▶ Exercise details: Quote all of the data that follows exactly as written, skipping the images.

───── Data excerpt

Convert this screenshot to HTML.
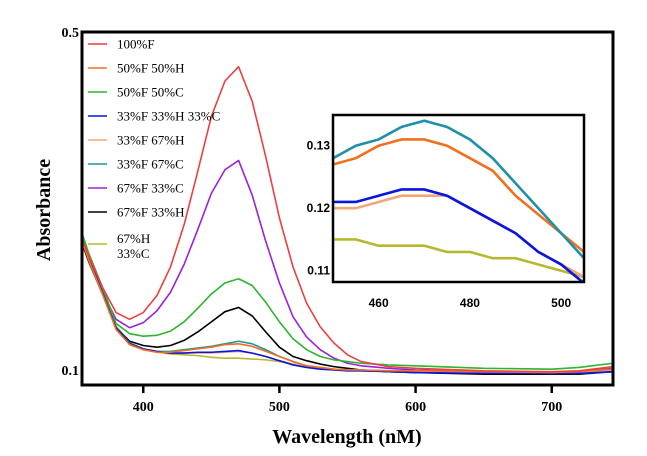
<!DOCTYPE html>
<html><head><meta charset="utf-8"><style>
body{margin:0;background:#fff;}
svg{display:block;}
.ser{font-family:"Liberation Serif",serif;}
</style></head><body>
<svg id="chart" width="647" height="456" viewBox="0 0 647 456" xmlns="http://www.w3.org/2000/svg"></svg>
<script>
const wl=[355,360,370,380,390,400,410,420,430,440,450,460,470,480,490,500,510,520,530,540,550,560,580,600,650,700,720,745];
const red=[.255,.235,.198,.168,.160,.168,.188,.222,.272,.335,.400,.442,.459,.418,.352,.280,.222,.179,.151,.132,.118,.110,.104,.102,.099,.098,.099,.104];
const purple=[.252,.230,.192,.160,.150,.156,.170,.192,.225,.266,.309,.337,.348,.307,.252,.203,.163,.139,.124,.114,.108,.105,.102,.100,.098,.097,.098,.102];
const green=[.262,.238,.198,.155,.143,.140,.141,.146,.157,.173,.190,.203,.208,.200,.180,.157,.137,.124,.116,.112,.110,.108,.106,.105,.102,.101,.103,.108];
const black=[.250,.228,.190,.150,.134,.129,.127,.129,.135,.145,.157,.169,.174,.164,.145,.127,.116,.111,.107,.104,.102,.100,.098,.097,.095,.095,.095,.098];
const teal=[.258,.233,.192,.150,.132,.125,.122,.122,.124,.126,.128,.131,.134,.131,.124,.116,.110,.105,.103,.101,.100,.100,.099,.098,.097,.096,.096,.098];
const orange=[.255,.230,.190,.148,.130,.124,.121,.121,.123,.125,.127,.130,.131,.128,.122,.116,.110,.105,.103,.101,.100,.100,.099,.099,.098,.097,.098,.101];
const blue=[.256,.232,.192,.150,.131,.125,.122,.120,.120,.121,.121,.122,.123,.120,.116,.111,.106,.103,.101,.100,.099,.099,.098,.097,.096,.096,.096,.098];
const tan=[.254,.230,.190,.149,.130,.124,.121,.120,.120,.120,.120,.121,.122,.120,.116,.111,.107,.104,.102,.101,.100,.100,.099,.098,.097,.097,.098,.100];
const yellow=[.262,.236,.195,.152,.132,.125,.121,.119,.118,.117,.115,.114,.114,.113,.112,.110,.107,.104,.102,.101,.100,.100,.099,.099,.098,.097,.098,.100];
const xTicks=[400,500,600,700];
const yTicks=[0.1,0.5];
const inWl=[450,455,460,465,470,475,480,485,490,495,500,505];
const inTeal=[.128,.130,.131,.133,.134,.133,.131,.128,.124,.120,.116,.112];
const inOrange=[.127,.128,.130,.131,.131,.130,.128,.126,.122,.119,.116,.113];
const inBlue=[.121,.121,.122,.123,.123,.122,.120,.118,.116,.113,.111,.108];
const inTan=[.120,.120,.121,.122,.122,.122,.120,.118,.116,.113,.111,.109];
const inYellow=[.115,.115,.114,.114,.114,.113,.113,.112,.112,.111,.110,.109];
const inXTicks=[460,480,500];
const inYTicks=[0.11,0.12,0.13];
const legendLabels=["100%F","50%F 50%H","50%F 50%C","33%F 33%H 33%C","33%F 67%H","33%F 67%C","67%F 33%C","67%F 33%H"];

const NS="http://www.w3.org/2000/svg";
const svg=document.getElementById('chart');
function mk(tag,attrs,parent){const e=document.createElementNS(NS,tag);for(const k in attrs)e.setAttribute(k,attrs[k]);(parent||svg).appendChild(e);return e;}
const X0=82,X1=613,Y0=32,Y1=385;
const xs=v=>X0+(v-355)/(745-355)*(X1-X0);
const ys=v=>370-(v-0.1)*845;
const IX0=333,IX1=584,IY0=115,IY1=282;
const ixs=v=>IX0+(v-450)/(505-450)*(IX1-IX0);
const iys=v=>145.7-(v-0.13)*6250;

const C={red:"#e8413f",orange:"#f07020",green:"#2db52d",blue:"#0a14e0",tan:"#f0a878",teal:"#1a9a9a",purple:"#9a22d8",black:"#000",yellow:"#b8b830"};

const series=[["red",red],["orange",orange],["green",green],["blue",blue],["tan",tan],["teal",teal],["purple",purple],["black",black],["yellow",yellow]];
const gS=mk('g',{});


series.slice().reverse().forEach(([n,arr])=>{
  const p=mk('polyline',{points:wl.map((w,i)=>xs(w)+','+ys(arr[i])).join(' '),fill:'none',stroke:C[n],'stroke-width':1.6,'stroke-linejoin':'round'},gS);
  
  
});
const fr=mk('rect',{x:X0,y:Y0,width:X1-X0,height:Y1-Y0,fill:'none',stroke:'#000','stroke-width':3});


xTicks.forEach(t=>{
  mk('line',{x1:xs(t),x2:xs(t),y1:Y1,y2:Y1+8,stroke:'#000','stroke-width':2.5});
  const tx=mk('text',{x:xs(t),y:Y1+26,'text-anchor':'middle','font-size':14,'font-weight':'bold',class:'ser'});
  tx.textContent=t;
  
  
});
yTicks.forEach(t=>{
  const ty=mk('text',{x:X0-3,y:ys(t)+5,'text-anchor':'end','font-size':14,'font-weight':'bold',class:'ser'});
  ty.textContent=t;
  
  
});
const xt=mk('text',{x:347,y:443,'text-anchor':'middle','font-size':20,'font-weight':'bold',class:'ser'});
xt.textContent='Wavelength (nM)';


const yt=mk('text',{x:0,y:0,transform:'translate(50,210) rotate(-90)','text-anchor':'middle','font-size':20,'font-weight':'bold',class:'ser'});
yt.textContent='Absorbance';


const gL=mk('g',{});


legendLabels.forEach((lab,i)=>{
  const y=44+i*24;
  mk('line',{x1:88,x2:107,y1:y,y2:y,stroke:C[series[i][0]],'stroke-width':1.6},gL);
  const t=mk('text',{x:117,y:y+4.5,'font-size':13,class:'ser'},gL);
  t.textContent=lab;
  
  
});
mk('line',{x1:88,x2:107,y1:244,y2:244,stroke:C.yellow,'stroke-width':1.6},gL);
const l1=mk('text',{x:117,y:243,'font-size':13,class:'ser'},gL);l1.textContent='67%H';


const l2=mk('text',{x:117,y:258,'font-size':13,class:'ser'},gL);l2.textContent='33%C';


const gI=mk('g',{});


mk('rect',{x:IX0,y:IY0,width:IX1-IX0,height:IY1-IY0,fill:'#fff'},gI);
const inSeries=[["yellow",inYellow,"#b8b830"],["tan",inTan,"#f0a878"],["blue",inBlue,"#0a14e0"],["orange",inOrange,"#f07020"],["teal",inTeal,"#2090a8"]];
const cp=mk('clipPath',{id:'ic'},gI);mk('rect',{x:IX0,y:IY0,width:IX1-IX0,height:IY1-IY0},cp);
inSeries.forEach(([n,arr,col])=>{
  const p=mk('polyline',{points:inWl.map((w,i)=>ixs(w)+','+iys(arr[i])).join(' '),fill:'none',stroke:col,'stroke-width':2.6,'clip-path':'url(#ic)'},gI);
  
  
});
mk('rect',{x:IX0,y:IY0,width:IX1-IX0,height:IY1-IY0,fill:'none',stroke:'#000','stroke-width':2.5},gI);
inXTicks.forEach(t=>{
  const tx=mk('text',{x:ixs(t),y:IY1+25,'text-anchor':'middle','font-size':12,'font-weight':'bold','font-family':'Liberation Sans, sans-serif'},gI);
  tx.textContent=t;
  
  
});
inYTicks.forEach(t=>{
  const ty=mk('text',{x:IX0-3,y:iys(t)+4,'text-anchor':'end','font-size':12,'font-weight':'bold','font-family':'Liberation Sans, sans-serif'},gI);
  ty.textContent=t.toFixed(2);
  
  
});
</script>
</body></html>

──────────

▶ Task output:
Convert this screenshot to HTML.
<!DOCTYPE html>
<html><head><meta charset="utf-8"><style>
body{margin:0;background:#fff;}
svg{display:block;}
.ser{font-family:"Liberation Serif",serif;}
</style></head><body>
<svg id="chart" width="647" height="456" viewBox="0 0 647 456" xmlns="http://www.w3.org/2000/svg"></svg>
<script>
const wl=[355,360,370,380,390,400,410,420,430,440,450,460,470,480,490,500,510,520,530,540,550,560,580,600,650,700,720,745];
const red=[.255,.235,.198,.168,.160,.168,.188,.222,.272,.335,.400,.442,.459,.418,.352,.280,.222,.179,.151,.132,.118,.110,.104,.102,.099,.098,.099,.104];
const purple=[.252,.230,.192,.160,.150,.156,.170,.192,.225,.266,.309,.337,.348,.307,.252,.203,.163,.139,.124,.114,.108,.105,.102,.100,.098,.097,.098,.102];
const green=[.262,.238,.198,.155,.143,.140,.141,.146,.157,.173,.190,.203,.208,.200,.180,.157,.137,.124,.116,.112,.110,.108,.106,.105,.102,.101,.103,.108];
const black=[.250,.228,.190,.150,.134,.129,.127,.129,.135,.145,.157,.169,.174,.164,.145,.127,.116,.111,.107,.104,.102,.100,.098,.097,.095,.095,.095,.098];
const teal=[.258,.233,.192,.150,.132,.125,.122,.122,.124,.126,.128,.131,.134,.131,.124,.116,.110,.105,.103,.101,.100,.100,.099,.098,.097,.096,.096,.098];
const orange=[.255,.230,.190,.148,.130,.124,.121,.121,.123,.125,.127,.130,.131,.128,.122,.116,.110,.105,.103,.101,.100,.100,.099,.099,.098,.097,.098,.101];
const blue=[.256,.232,.192,.150,.131,.125,.122,.120,.120,.121,.121,.122,.123,.120,.116,.111,.106,.103,.101,.100,.099,.099,.098,.097,.096,.096,.096,.098];
const tan=[.254,.230,.190,.149,.130,.124,.121,.120,.120,.120,.120,.121,.122,.120,.116,.111,.107,.104,.102,.101,.100,.100,.099,.098,.097,.097,.098,.100];
const yellow=[.262,.236,.195,.152,.132,.125,.121,.119,.118,.117,.115,.114,.114,.113,.112,.110,.107,.104,.102,.101,.100,.100,.099,.099,.098,.097,.098,.100];
const xTicks=[400,500,600,700];
const yTicks=[0.1,0.5];
const inWl=[450,455,460,465,470,475,480,485,490,495,500,505];
const inTeal=[.128,.130,.131,.133,.134,.133,.131,.128,.124,.120,.116,.112];
const inOrange=[.127,.128,.130,.131,.131,.130,.128,.126,.122,.119,.116,.113];
const inBlue=[.121,.121,.122,.123,.123,.122,.120,.118,.116,.113,.111,.108];
const inTan=[.120,.120,.121,.122,.122,.122,.120,.118,.116,.113,.111,.109];
const inYellow=[.115,.115,.114,.114,.114,.113,.113,.112,.112,.111,.110,.109];
const inXTicks=[460,480,500];
const inYTicks=[0.11,0.12,0.13];
const legendLabels=["100%F","50%F 50%H","50%F 50%C","33%F 33%H 33%C","33%F 67%H","33%F 67%C","67%F 33%C","67%F 33%H"];

const NS="http://www.w3.org/2000/svg";
const svg=document.getElementById('chart');
function mk(tag,attrs,parent){const e=document.createElementNS(NS,tag);for(const k in attrs)e.setAttribute(k,attrs[k]);(parent||svg).appendChild(e);return e;}
const X0=82,X1=613,Y0=32,Y1=385;
const xs=v=>X0+(v-355)/(745-355)*(X1-X0);
const ys=v=>370-(v-0.1)*845;
const IX0=333,IX1=584,IY0=115,IY1=282;
const ixs=v=>IX0+(v-450)/(505-450)*(IX1-IX0);
const iys=v=>145.7-(v-0.13)*6250;

const C={red:"#e8413f",orange:"#f07020",green:"#2db52d",blue:"#0a14e0",tan:"#f0a878",teal:"#1a9a9a",purple:"#9a22d8",black:"#000",yellow:"#b8b830"};

const series=[["red",red],["orange",orange],["green",green],["blue",blue],["tan",tan],["teal",teal],["purple",purple],["black",black],["yellow",yellow]];
const gS=mk('g',{});


series.slice().reverse().forEach(([n,arr])=>{
  const p=mk('polyline',{points:wl.map((w,i)=>xs(w)+','+ys(arr[i])).join(' '),fill:'none',stroke:C[n],'stroke-width':1.6,'stroke-linejoin':'round'},gS);
  
  
});
const fr=mk('rect',{x:X0,y:Y0,width:X1-X0,height:Y1-Y0,fill:'none',stroke:'#000','stroke-width':3});


xTicks.forEach(t=>{
  mk('line',{x1:xs(t),x2:xs(t),y1:Y1,y2:Y1+8,stroke:'#000','stroke-width':2.5});
  const tx=mk('text',{x:xs(t),y:Y1+26,'text-anchor':'middle','font-size':14,'font-weight':'bold',class:'ser'});
  tx.textContent=t;
  
  
});
yTicks.forEach(t=>{
  const ty=mk('text',{x:X0-3,y:ys(t)+5,'text-anchor':'end','font-size':14,'font-weight':'bold',class:'ser'});
  ty.textContent=t;
  
  
});
const xt=mk('text',{x:347,y:443,'text-anchor':'middle','font-size':20,'font-weight':'bold',class:'ser'});
xt.textContent='Wavelength (nM)';


const yt=mk('text',{x:0,y:0,transform:'translate(50,210) rotate(-90)','text-anchor':'middle','font-size':20,'font-weight':'bold',class:'ser'});
yt.textContent='Absorbance';


const gL=mk('g',{});


legendLabels.forEach((lab,i)=>{
  const y=44+i*24;
  mk('line',{x1:88,x2:107,y1:y,y2:y,stroke:C[series[i][0]],'stroke-width':1.6},gL);
  const t=mk('text',{x:117,y:y+4.5,'font-size':13,class:'ser'},gL);
  t.textContent=lab;
  
  
});
mk('line',{x1:88,x2:107,y1:244,y2:244,stroke:C.yellow,'stroke-width':1.6},gL);
const l1=mk('text',{x:117,y:243,'font-size':13,class:'ser'},gL);l1.textContent='67%H';


const l2=mk('text',{x:117,y:258,'font-size':13,class:'ser'},gL);l2.textContent='33%C';


const gI=mk('g',{});


mk('rect',{x:IX0,y:IY0,width:IX1-IX0,height:IY1-IY0,fill:'#fff'},gI);
const inSeries=[["yellow",inYellow,"#b8b830"],["tan",inTan,"#f0a878"],["blue",inBlue,"#0a14e0"],["orange",inOrange,"#f07020"],["teal",inTeal,"#2090a8"]];
const cp=mk('clipPath',{id:'ic'},gI);mk('rect',{x:IX0,y:IY0,width:IX1-IX0,height:IY1-IY0},cp);
inSeries.forEach(([n,arr,col])=>{
  const p=mk('polyline',{points:inWl.map((w,i)=>ixs(w)+','+iys(arr[i])).join(' '),fill:'none',stroke:col,'stroke-width':2.6,'clip-path':'url(#ic)'},gI);
  
  
});
mk('rect',{x:IX0,y:IY0,width:IX1-IX0,height:IY1-IY0,fill:'none',stroke:'#000','stroke-width':2.5},gI);
inXTicks.forEach(t=>{
  const tx=mk('text',{x:ixs(t),y:IY1+25,'text-anchor':'middle','font-size':12,'font-weight':'bold','font-family':'Liberation Sans, sans-serif'},gI);
  tx.textContent=t;
  
  
});
inYTicks.forEach(t=>{
  const ty=mk('text',{x:IX0-3,y:iys(t)+4,'text-anchor':'end','font-size':12,'font-weight':'bold','font-family':'Liberation Sans, sans-serif'},gI);
  ty.textContent=t.toFixed(2);
  
  
});
</script>
</body></html>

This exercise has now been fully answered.